Supplied data:

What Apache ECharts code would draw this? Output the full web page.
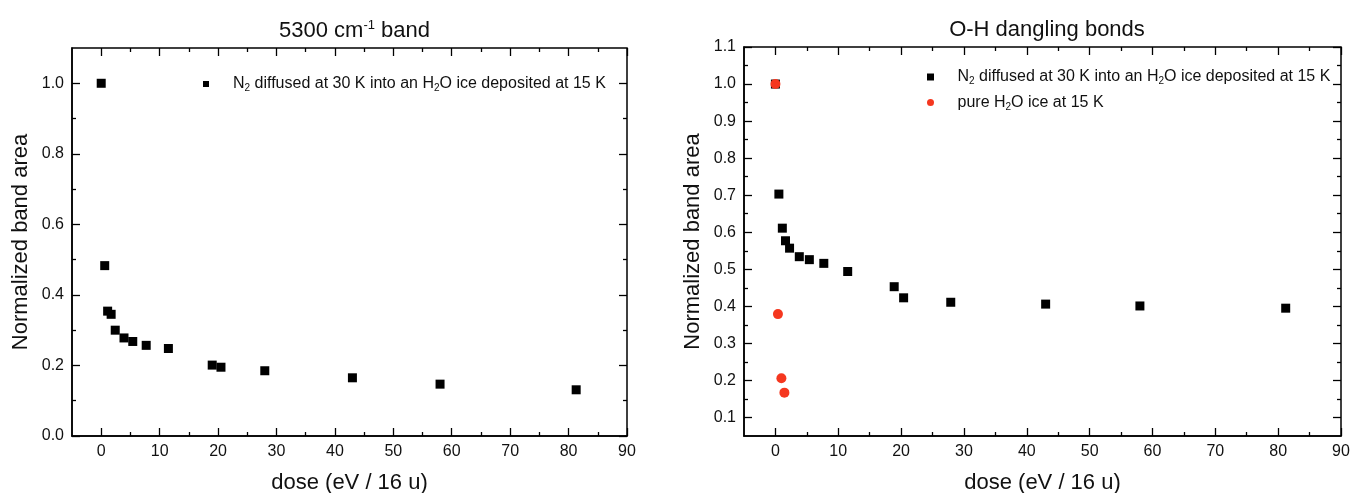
---
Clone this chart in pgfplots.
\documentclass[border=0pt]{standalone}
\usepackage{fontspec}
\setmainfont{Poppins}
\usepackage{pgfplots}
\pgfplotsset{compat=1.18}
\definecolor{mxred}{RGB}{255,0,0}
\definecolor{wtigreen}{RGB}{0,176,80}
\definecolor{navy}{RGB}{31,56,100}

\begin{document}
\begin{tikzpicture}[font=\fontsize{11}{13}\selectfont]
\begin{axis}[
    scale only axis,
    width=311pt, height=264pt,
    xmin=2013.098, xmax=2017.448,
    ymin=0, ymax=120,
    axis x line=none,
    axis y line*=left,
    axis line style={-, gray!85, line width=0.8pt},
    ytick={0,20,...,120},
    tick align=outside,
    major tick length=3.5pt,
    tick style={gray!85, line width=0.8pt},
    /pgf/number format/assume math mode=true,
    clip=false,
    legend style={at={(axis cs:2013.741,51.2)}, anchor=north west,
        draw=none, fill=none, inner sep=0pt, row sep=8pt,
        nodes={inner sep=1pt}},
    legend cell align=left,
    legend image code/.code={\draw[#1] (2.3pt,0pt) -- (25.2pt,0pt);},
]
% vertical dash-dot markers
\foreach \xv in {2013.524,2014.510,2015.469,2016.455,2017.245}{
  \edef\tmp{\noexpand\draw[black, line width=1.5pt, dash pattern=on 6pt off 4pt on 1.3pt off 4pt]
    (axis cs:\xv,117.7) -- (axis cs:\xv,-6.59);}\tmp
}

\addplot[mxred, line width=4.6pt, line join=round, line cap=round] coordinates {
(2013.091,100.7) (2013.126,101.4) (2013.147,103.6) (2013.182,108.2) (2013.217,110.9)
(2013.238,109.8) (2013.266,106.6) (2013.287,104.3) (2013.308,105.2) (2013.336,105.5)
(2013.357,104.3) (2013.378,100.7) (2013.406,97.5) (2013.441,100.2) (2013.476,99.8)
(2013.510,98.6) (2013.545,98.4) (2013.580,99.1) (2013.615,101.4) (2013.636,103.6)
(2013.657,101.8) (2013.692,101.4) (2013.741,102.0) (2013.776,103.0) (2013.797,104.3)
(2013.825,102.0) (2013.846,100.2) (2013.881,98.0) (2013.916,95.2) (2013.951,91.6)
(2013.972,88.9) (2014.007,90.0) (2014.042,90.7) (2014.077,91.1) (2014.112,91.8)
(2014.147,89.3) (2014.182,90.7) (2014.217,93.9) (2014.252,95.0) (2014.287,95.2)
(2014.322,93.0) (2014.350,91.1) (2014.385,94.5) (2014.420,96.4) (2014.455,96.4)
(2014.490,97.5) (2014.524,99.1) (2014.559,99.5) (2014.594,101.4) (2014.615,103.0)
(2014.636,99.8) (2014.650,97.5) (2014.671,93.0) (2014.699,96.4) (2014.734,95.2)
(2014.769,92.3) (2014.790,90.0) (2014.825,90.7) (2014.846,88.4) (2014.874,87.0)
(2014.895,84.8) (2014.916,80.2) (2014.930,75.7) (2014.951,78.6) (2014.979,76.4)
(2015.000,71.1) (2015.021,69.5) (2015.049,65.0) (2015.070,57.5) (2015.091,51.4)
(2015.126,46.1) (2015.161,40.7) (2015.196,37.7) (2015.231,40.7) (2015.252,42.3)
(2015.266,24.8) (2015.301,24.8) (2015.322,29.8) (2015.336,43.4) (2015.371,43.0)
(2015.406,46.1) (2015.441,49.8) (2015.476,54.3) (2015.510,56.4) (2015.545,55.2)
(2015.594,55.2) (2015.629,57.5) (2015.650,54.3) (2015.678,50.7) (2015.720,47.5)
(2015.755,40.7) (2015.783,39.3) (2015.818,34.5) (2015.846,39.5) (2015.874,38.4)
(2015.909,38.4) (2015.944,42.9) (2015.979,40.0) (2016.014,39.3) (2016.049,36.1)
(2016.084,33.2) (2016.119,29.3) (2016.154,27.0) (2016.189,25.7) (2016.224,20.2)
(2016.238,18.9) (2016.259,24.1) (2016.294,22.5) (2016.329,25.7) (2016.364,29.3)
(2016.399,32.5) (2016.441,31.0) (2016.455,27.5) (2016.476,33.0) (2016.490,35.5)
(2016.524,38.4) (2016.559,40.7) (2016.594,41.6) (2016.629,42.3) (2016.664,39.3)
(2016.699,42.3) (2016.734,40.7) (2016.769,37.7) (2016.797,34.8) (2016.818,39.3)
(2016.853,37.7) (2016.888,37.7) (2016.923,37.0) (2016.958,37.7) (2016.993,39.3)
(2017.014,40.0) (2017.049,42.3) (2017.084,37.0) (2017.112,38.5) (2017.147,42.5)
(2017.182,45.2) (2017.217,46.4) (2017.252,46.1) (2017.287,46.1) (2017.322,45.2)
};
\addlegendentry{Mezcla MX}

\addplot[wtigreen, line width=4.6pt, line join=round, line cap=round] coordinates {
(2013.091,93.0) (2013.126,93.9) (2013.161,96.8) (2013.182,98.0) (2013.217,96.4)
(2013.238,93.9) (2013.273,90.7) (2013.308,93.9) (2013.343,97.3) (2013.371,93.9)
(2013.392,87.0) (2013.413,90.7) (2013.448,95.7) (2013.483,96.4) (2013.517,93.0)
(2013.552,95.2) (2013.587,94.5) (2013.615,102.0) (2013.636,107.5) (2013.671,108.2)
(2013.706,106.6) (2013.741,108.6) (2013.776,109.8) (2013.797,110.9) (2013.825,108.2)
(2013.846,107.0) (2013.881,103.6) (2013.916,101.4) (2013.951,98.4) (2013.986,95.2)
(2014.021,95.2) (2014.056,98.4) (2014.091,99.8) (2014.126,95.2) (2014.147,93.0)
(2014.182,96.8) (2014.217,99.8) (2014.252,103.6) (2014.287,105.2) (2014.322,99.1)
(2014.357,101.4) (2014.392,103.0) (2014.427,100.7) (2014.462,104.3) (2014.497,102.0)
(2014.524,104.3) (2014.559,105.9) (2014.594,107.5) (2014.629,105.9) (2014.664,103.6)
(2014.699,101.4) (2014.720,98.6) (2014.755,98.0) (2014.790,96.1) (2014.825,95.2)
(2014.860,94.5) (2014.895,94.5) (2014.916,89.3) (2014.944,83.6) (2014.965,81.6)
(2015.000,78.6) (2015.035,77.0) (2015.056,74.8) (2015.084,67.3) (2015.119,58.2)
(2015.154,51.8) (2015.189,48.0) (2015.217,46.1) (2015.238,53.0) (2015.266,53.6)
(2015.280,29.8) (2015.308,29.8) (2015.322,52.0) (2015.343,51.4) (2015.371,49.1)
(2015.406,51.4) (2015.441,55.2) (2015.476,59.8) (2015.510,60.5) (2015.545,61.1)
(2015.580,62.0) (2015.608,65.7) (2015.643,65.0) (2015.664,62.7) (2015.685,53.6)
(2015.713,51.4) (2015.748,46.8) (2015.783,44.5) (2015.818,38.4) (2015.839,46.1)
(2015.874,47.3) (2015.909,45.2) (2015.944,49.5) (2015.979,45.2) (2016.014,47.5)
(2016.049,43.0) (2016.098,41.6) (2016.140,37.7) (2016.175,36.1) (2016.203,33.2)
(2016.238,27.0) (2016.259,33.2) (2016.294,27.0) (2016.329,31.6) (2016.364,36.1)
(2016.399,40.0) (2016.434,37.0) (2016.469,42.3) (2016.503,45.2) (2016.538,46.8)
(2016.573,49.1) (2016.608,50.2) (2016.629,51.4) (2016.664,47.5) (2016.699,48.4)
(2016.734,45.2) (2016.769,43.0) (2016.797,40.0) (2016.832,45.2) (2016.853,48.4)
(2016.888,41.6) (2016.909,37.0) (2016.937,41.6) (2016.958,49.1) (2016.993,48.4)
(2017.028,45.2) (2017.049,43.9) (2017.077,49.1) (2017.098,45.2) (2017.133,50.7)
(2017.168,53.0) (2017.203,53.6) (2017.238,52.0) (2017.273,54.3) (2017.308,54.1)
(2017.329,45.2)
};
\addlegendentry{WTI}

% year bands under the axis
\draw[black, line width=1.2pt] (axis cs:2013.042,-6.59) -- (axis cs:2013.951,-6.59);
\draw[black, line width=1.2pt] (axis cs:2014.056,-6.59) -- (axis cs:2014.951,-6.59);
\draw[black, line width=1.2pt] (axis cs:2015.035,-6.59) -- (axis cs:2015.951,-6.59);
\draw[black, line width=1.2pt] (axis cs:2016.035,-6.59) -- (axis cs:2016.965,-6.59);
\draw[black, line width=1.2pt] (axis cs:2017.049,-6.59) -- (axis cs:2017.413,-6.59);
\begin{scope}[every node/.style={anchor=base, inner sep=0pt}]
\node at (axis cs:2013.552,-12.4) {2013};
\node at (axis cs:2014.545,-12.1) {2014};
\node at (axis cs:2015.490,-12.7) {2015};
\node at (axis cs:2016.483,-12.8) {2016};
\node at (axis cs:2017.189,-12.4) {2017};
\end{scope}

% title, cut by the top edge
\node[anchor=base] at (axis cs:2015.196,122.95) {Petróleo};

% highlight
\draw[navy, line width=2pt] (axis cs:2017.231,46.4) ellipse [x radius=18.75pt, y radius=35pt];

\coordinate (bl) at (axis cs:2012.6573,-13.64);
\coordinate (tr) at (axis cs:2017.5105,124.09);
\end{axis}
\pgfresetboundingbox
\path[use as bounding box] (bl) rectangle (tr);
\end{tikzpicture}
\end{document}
--
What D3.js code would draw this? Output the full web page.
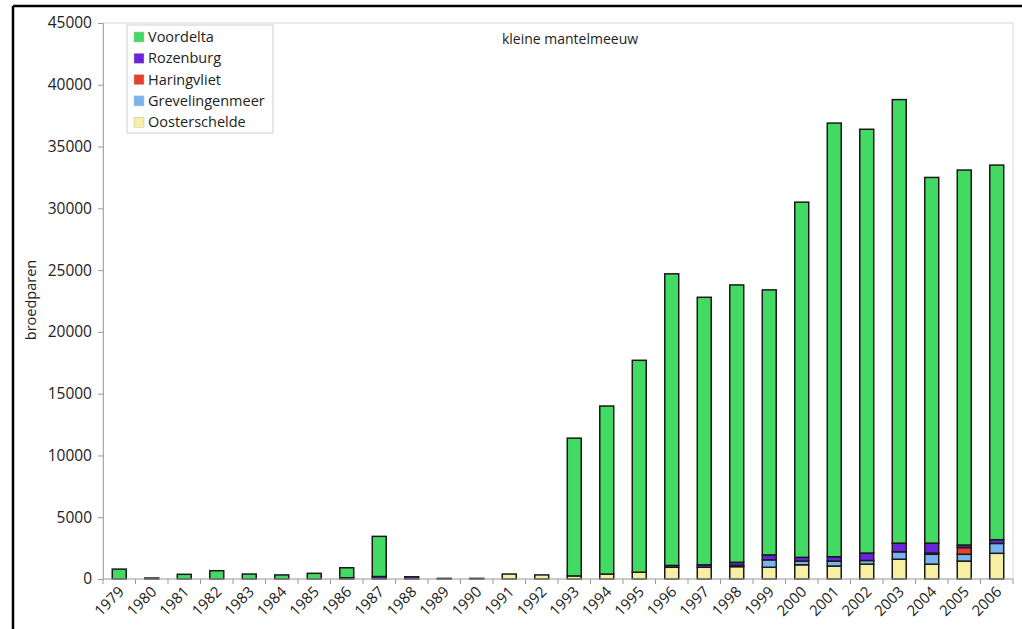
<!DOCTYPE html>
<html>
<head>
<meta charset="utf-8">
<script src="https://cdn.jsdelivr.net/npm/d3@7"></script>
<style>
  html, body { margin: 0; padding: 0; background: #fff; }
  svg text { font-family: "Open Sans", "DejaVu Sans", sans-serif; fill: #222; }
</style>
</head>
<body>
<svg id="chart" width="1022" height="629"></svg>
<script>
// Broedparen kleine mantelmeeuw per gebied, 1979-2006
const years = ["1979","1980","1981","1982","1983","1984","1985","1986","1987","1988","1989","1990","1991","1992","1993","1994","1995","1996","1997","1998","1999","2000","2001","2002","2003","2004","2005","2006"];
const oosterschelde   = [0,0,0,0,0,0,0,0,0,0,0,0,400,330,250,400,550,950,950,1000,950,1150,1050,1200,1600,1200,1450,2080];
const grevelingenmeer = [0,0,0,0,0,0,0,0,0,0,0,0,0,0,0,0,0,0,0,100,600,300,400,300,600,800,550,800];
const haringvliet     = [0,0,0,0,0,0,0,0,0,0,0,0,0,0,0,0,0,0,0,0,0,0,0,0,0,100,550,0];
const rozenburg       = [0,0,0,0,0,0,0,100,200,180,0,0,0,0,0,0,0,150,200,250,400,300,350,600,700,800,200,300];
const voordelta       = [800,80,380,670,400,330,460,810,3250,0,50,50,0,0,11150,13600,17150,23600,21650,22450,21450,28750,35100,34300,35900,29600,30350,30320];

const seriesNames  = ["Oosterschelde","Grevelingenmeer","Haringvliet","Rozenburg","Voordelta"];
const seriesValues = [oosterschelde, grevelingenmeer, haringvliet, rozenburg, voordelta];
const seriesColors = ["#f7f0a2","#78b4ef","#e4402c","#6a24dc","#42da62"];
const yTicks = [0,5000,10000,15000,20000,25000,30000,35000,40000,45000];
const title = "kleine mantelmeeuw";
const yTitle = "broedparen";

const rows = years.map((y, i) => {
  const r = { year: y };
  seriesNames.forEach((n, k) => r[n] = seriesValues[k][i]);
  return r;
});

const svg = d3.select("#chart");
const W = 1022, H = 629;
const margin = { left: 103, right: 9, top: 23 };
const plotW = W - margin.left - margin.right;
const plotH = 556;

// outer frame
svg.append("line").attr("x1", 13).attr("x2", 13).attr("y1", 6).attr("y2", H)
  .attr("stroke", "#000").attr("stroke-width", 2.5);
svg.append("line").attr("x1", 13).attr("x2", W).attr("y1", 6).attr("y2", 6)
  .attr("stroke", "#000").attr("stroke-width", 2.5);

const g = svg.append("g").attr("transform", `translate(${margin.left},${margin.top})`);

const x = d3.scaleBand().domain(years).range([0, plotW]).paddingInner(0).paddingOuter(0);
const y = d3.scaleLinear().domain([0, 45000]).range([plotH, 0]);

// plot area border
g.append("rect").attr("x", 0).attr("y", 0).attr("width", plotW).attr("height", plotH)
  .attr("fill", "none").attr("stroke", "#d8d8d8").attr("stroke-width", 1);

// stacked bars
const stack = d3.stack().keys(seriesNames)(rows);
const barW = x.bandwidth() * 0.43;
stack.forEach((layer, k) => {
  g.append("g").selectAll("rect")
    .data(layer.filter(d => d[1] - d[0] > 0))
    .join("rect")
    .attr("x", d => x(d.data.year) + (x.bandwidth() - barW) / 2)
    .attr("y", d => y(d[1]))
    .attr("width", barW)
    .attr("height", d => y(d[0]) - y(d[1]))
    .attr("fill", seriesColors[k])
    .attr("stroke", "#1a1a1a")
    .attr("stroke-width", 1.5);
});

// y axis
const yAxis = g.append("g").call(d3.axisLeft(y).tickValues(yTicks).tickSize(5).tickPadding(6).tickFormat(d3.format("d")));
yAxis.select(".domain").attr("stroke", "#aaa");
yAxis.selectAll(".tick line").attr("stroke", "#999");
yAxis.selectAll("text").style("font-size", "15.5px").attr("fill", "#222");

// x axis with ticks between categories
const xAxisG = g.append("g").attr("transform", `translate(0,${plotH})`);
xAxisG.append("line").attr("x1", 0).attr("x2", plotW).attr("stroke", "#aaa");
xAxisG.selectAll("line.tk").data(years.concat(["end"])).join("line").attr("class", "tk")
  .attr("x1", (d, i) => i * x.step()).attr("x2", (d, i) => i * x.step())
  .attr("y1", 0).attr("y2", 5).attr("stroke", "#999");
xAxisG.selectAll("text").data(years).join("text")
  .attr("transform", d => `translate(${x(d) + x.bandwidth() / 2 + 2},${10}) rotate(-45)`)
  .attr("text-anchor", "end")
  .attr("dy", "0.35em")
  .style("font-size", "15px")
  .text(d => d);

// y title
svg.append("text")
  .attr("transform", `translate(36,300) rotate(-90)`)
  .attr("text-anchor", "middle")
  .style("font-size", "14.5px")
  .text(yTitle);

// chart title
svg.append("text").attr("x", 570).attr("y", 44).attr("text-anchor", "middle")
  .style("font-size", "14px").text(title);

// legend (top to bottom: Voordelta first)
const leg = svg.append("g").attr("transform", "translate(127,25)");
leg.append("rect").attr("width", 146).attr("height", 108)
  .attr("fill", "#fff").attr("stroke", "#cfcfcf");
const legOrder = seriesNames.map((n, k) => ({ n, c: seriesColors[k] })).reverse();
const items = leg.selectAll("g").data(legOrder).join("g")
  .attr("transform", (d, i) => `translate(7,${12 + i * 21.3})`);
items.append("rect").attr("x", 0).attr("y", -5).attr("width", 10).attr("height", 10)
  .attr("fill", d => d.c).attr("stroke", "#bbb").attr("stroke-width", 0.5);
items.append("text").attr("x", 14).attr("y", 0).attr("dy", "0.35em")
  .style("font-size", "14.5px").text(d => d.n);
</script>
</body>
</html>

Description of the task: Determine the count of lines in the data above with the string "page" in them, and give that count alone.

Solution to this exercise: 2